-- start THE DATA --
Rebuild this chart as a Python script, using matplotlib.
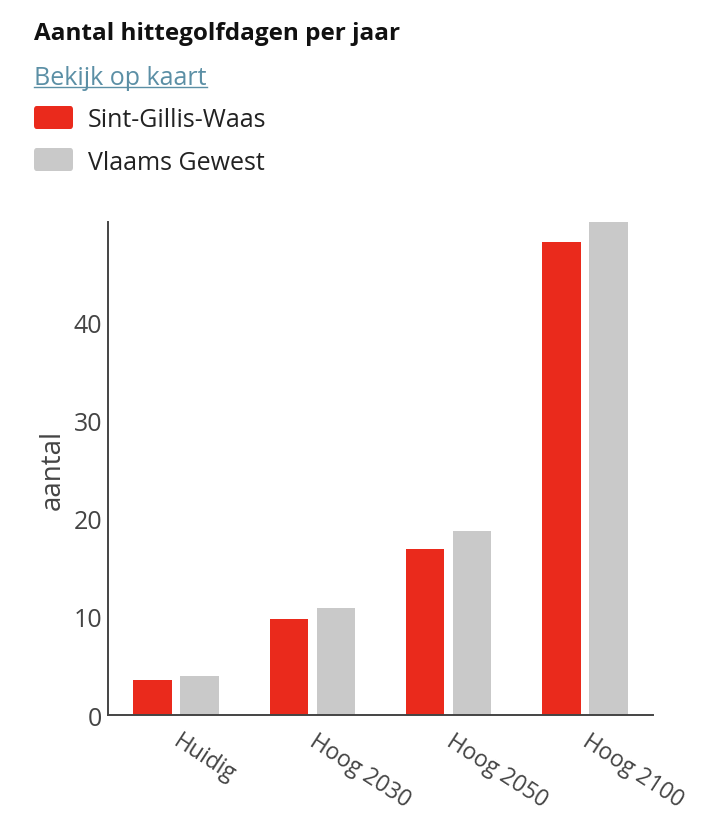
import matplotlib
matplotlib.use("Agg")
import matplotlib.pyplot as plt
import matplotlib.patches as mpatches
import numpy as np

plt.rcParams['font.family'] = ['Open Sans', 'DejaVu Sans']

categories = ["Huidig", "Hoog 2030", "Hoog 2050", "Hoog 2100"]
sint_gillis = [3.6, 9.8, 16.9, 48.3]
vlaams_gewest = [4.0, 10.9, 18.8, 50.3]
series_names = ["Sint-Gillis-Waas", "Vlaams Gewest"]
y_ticks = [0, 10, 20, 30, 40]

RED = "#ea2a1c"
GREY = "#c9c9c9"
TEXT = "#444444"
LINK = "#5b8fa5"

W, H = 710, 829
fig = plt.figure(figsize=(W / 100, H / 100), dpi=100)
ax = fig.add_axes([108 / W, 1 - 716 / H, 545 / W, 493 / H])

x = np.arange(len(categories))
w = 0.283
off = 0.1725
ax.bar(x - off, sint_gillis, width=w, color=RED, zorder=2)
ax.bar(x + off, vlaams_gewest, width=w, color=GREY, zorder=2)

ax.set_xlim(-0.5, len(categories) - 0.5)
ax.set_ylim(0, max(vlaams_gewest))
ax.set_yticks(y_ticks)
ax.set_yticklabels([str(t) for t in y_ticks])
ax.set_xticks(x)
ax.set_xticklabels([])
for xi, lab in zip(x, categories):
    ax.annotate(lab, xy=(xi, 0), xycoords=('data', 'axes fraction'),
                xytext=(4.3, -10), textcoords='offset points',
                rotation=-33, rotation_mode='anchor', ha='left', va='top',
                fontsize=16.5, color=TEXT)

for s in ['top', 'right']:
    ax.spines[s].set_visible(False)
for s in ['left', 'bottom']:
    ax.spines[s].set_color(TEXT)
    ax.spines[s].set_linewidth(1.4)
ax.tick_params(axis='both', length=0, labelsize=18, colors=TEXT, pad=4)
ax.set_ylabel("aantal", fontsize=20, color=TEXT, labelpad=5)

# header, link and legend
fig.text(34 / W, 1 - 40 / H, "Aantal hittegolfdagen per jaar",
         fontsize=17.5, fontweight='bold', color="#111111", va='baseline')
link = fig.text(34 / W, 1 - 85 / H, "Bekijk op kaart",
                fontsize=18, color=LINK, va='baseline')

for i, (name, col) in enumerate(zip(series_names, [RED, GREY])):
    top = 107 + i * 42
    fig.add_artist(mpatches.FancyBboxPatch(
        (34 / W, 1 - (top + 23) / H), 39 / W, 23 / H,
        boxstyle="round,pad=0,rounding_size=0.004", transform=fig.transFigure,
        color=col, lw=0))
    fig.text(88 / W, 1 - (127 + i * 42.5) / H, name, fontsize=18,
             color="#222222", va='baseline')

# underline the link across its rendered width
fig.canvas.draw()
bb = link.get_window_extent(renderer=fig.canvas.get_renderer())
fig.add_artist(plt.Line2D([bb.x0 / W, bb.x1 / W], [1 - 88 / H, 1 - 88 / H],
                          color=LINK, lw=1))

fig.savefig("out.png", dpi=100)
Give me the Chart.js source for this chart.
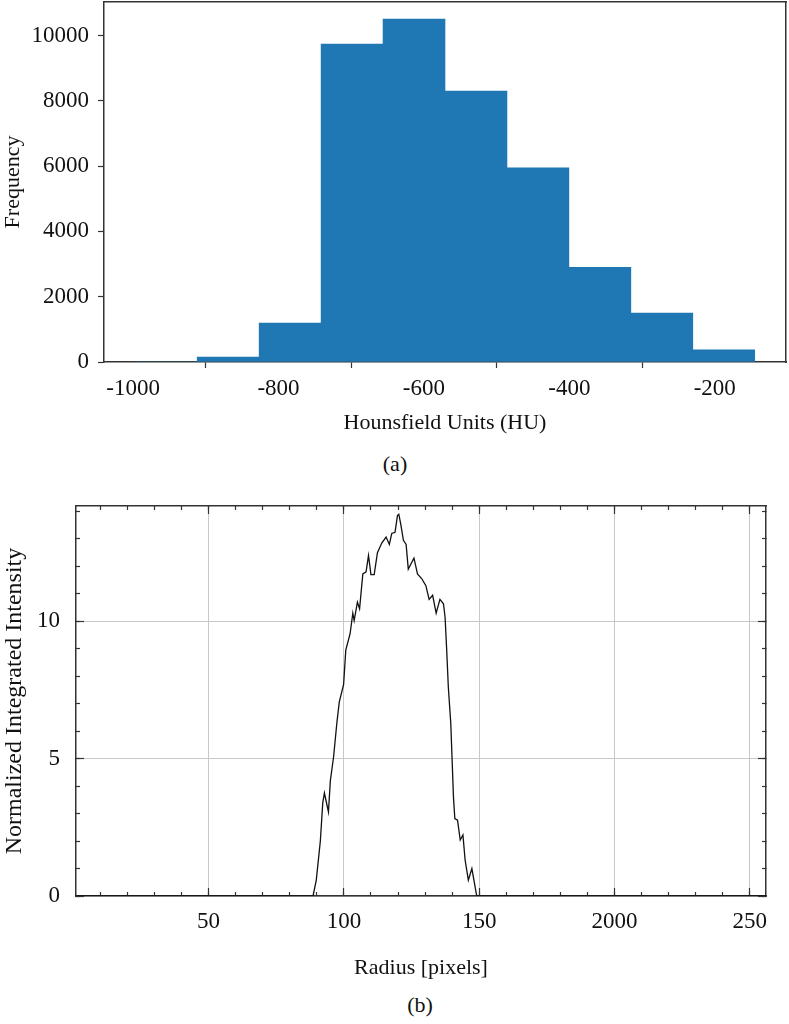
<!DOCTYPE html>
<html>
<head>
<meta charset="utf-8">
<script src="https://cdn.jsdelivr.net/npm/chart.js@4"></script>
<style>
  body { margin: 0; background: #fff; width: 789px; height: 1024px; position: relative; font-family: "Liberation Serif", serif; }
  #histWrap { position: absolute; left: 0; top: 0; width: 789px; height: 440px; }
  #profWrap { position: absolute; left: 0; top: 496px; width: 789px; height: 490px; }
  .caption { position: absolute; font-size: 22px; color: #111; transform: translate(-50%, -50%); }
</style>
</head>
<body>
<div id="histWrap"><canvas id="histChart"></canvas></div>
<div class="caption" style="left:395px; top:464px;">(a)</div>
<div id="profWrap"><canvas id="profChart"></canvas></div>
<div class="caption" style="left:420px; top:1005px;">(b)</div>

<script>
// (a) histogram of Hounsfield units
const binEdges = [-997, -911.8, -826.6, -741.4, -656.2, -571, -485.8, -400.6, -315.4, -230.2, -145];
const binCounts = [0, 150, 1190, 9740, 10500, 8300, 5950, 2900, 1500, 370];
const huTicks = [-1000, -800, -600, -400, -200];
const freqTicks = [0, 2000, 4000, 6000, 8000, 10000];

// (b) radial profile
const radius = [1, 88.6, 89.8, 91.3, 92.2, 92.8, 94.3, 95, 96.2, 97.4,
  98.3, 99.9, 100.7, 102.3, 103.3, 103.8, 105, 105.8, 107, 108.2,
  109.1, 110, 111.2, 112.4, 114, 115.6, 116.8, 117.7, 118.9, 119.8,
  120.3, 121, 122, 123, 123.8, 125.1, 125.9, 127.2, 128.8, 130.3,
  131.5, 132.8, 134.1, 135.5, 136.8, 137.4, 138, 138.6, 139.5, 140,
  140.5, 141, 142, 143, 144, 144.8, 146, 147.3, 149.1, 256];
const intensity = [0, 0, 0.58, 2.0, 3.4, 3.75, 3.06, 4.2, 5.07, 6.3,
  7.07, 7.7, 8.95, 9.55, 10.3, 10.03, 10.7, 10.46, 11.73, 11.8,
  12.4, 11.7, 11.7, 12.5, 12.85, 13.07, 12.8, 13.2, 13.24, 13.85,
  13.9, 13.55, 12.95, 12.8, 11.9, 12.15, 12.3, 11.73, 11.55, 11.3,
  10.8, 10.95, 10.3, 10.8, 10.64, 10.15, 8.95, 7.6, 6.3, 4.95,
  3.6, 2.82, 2.76, 2.04, 2.22, 1.31, 0.58, 1.0, 0, 0];
const radiusTickValues = [50, 100, 150, 200, 250];
const radiusTickLabels = ['50', '100', '150', '2000', '250'];
const intensityTickValues = [0, 5, 10];
const intensityTickLabels = ['0', '5', '10'];

Chart.defaults.font.family = '"Liberation Serif", "Times New Roman", serif';
Chart.defaults.font.size = 22;
Chart.defaults.color = '#111';
Chart.defaults.animation = false;

const axisColor = '#333';
const tickFont = { size: 23 };

// fix an axis box size and drop the label overhang padding chart.js adds
function fixSize(size) {
    return (s) => {
        if (s.isHorizontal()) s.height = size; else s.width = size;
        s.paddingTop = 0; s.paddingBottom = 0; s.paddingLeft = 0; s.paddingRight = 0;
    };
}

// ---------- chart (a) ----------
const histData = [];
for (let i = 0; i < binCounts.length; i++) {
    histData.push({ x: (binEdges[i] + binEdges[i + 1]) / 2, y: binCounts[i] });
}

new Chart(document.getElementById('histChart').getContext('2d'), {
    type: 'bar',
    data: {
        datasets: [{
            data: histData,
            backgroundColor: '#1f77b4',
            borderWidth: 0,
            barPercentage: 1,
            categoryPercentage: 1
        }]
    },
    options: {
        responsive: true,
        maintainAspectRatio: false,
        layout: { padding: { top: 2, right: 3, bottom: 4, left: 0 } },
        plugins: { legend: { display: false }, tooltip: { enabled: false } },
        scales: {
            x: {
                type: 'linear',
                min: -1040,
                max: -102,
                offset: false,
                afterBuildTicks: (s) => { s.ticks = huTicks.map(v => ({ value: v })); },
                ticks: { font: tickFont, padding: 7, autoSkip: false, maxRotation: 0, callback: (v) => String(v) },
                grid: { drawOnChartArea: false, tickLength: 6, tickColor: axisColor, tickWidth: 1.2 },
                border: { display: true, color: axisColor, width: 1.5 },
                title: { display: true, text: 'Hounsfield Units (HU)', padding: 0 },
                afterFit: fixSize(74)
            },
            y: {
                min: 0,
                max: 11025,
                afterBuildTicks: (s) => { s.ticks = freqTicks.map(v => ({ value: v })); },
                ticks: { font: tickFont, padding: 9, callback: (v) => String(v) },
                grid: { drawOnChartArea: false, tickLength: 6, tickColor: axisColor, tickWidth: 1.2 },
                border: { display: true, color: axisColor, width: 1.5 },
                title: { display: true, text: 'Frequency', padding: 0 },
                afterFit: fixSize(104)
            },
            xTop: {
                type: 'linear', position: 'top', min: -1040, max: -102,
                ticks: { display: false }, grid: { display: false },
                border: { display: true, color: axisColor, width: 1.5 },
                afterFit: fixSize(0)
            },
            yRight: {
                position: 'right', min: 0, max: 11025,
                ticks: { display: false }, grid: { display: false },
                border: { display: true, color: axisColor, width: 1.5 },
                afterFit: fixSize(0)
            }
        }
    }
});

// ---------- chart (b) ----------
const profData = radius.map((r, i) => ({ x: r, y: intensity[i] }));

function radiusLabel(v) {
    const k = radiusTickValues.indexOf(v);
    return k >= 0 ? radiusTickLabels[k] : '';
}
function intensityLabel(v) {
    const k = intensityTickValues.indexOf(v);
    return k >= 0 ? intensityTickLabels[k] : '';
}

const xMin = 1, xMax = 256, yMin = 0, yMax = 14.2;
const gridGray = '#c8c8c8';

// minor tick axis (inward ticks, no grid)
function minorAxis(pos, min, max, step, extra) {
    return Object.assign({
        type: 'linear', position: pos, min: min, max: max,
        ticks: { display: false, stepSize: step, includeBounds: false, autoSkip: false },
        grid: { drawOnChartArea: false, tickLength: -4, tickColor: axisColor, tickWidth: 1.2 },
        border: { display: true, color: axisColor, width: 1.5 },
        afterFit: fixSize(0)
    }, extra || {});
}
// major tick axis (longer inward ticks + grid lines)
function majorAxis(pos, min, max, step, drawGrid) {
    return {
        type: 'linear', position: pos, min: min, max: max, weight: 0,
        ticks: { display: false, stepSize: step, includeBounds: false, autoSkip: false },
        grid: { drawOnChartArea: drawGrid, color: gridGray, lineWidth: 1, tickLength: -8, tickColor: axisColor, tickWidth: 1.2 },
        border: { display: false },
        afterFit: fixSize(0)
    };
}

new Chart(document.getElementById('profChart').getContext('2d'), {
    type: 'line',
    data: {
        datasets: [{
            data: profData,
            borderColor: '#111',
            borderWidth: 1.3,
            pointRadius: 0,
            tension: 0,
            fill: false
        }]
    },
    options: {
        responsive: true,
        maintainAspectRatio: false,
        layout: { padding: { top: 10, right: 23, bottom: 5, left: 0 } },
        plugins: { legend: { display: false }, tooltip: { enabled: false } },
        scales: {
            x: minorAxis('bottom', xMin, xMax, 10, {
                weight: 1,
                ticks: { display: true, font: tickFont, stepSize: 10, includeBounds: false, autoSkip: false, maxRotation: 0, padding: 16, callback: radiusLabel },
                title: { display: true, text: 'Radius [pixels]', padding: 0 },
                afterFit: fixSize(85)
            }),
            xMajor: majorAxis('bottom', xMin, xMax, 50, true),
            xTop: minorAxis('top', xMin, xMax, 10),
            xTopMajor: majorAxis('top', xMin, xMax, 50, false),
            y: minorAxis('left', yMin, yMax, 1, {
                weight: 1,
                ticks: { display: true, font: tickFont, stepSize: 1, includeBounds: false, autoSkip: false, padding: 20, callback: intensityLabel },
                title: { display: true, text: 'Normalized Integrated Intensity', padding: 0, font: { size: 24 } },
                afterFit: fixSize(76)
            }),
            yMajor: majorAxis('left', yMin, yMax, 5, true),
            yRight: minorAxis('right', yMin, yMax, 1),
            yRightMajor: majorAxis('right', yMin, yMax, 5, false)
        }
    }
});
</script>
</body>
</html>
-- end THE DATA --
| TASK BRIEF |
Go through the records and show every line with the string "matplotlib" in it.

| FINISHED TASK |
Rebuild this chart as a Python script, using matplotlib.
import matplotlib
matplotlib.use("Agg")
import matplotlib.pyplot as plt
import matplotlib.patches as mpatches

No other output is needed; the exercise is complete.